## Your task
Using the records below, locate all lines containing "that" and return them.

Dataset excerpt
:::

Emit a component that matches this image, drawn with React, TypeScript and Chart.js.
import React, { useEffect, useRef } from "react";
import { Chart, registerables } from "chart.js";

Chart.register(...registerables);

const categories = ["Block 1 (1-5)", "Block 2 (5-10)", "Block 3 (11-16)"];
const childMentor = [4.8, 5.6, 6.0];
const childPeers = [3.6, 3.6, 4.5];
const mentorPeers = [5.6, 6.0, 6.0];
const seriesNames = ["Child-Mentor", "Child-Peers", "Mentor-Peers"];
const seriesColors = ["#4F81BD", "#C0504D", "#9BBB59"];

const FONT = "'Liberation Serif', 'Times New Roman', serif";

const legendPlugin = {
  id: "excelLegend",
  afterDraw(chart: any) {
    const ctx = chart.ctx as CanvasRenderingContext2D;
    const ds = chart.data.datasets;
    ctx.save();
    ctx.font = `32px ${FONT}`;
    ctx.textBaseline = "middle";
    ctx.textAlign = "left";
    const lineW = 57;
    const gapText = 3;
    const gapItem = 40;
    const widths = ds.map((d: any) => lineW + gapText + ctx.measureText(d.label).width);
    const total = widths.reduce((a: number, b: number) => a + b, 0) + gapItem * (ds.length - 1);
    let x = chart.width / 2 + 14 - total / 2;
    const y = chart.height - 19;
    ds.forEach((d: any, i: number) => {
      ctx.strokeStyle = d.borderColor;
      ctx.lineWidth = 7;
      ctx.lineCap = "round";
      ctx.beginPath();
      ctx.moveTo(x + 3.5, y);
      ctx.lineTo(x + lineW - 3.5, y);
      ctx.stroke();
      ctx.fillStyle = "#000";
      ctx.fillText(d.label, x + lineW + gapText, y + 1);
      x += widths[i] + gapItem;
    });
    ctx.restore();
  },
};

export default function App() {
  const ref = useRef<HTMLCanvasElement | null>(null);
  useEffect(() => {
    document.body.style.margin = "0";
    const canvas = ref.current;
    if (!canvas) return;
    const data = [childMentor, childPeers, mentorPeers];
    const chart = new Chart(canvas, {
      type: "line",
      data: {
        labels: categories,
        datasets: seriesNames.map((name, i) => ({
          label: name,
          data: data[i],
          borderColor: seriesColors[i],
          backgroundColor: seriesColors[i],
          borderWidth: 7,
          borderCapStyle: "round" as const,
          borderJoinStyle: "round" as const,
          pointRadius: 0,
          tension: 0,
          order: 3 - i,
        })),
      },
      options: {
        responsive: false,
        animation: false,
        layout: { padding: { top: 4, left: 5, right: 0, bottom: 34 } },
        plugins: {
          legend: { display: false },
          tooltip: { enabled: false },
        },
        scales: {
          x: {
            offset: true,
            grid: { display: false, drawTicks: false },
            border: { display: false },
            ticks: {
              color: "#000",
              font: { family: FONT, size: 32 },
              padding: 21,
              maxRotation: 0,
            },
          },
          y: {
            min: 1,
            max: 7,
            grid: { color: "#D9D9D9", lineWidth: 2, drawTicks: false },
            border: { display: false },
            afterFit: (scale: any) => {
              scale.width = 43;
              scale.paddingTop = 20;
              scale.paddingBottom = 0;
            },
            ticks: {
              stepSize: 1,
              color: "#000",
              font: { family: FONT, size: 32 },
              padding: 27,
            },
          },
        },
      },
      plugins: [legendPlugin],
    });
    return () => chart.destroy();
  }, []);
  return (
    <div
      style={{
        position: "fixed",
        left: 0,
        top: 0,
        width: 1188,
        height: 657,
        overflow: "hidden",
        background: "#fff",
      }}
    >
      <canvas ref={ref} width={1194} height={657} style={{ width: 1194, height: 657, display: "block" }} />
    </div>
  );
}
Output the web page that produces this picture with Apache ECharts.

:::

## Exercise solution
Emit a component that matches this image, drawn with React, TypeScript and Chart.js.
Output the web page that produces this picture with Apache ECharts.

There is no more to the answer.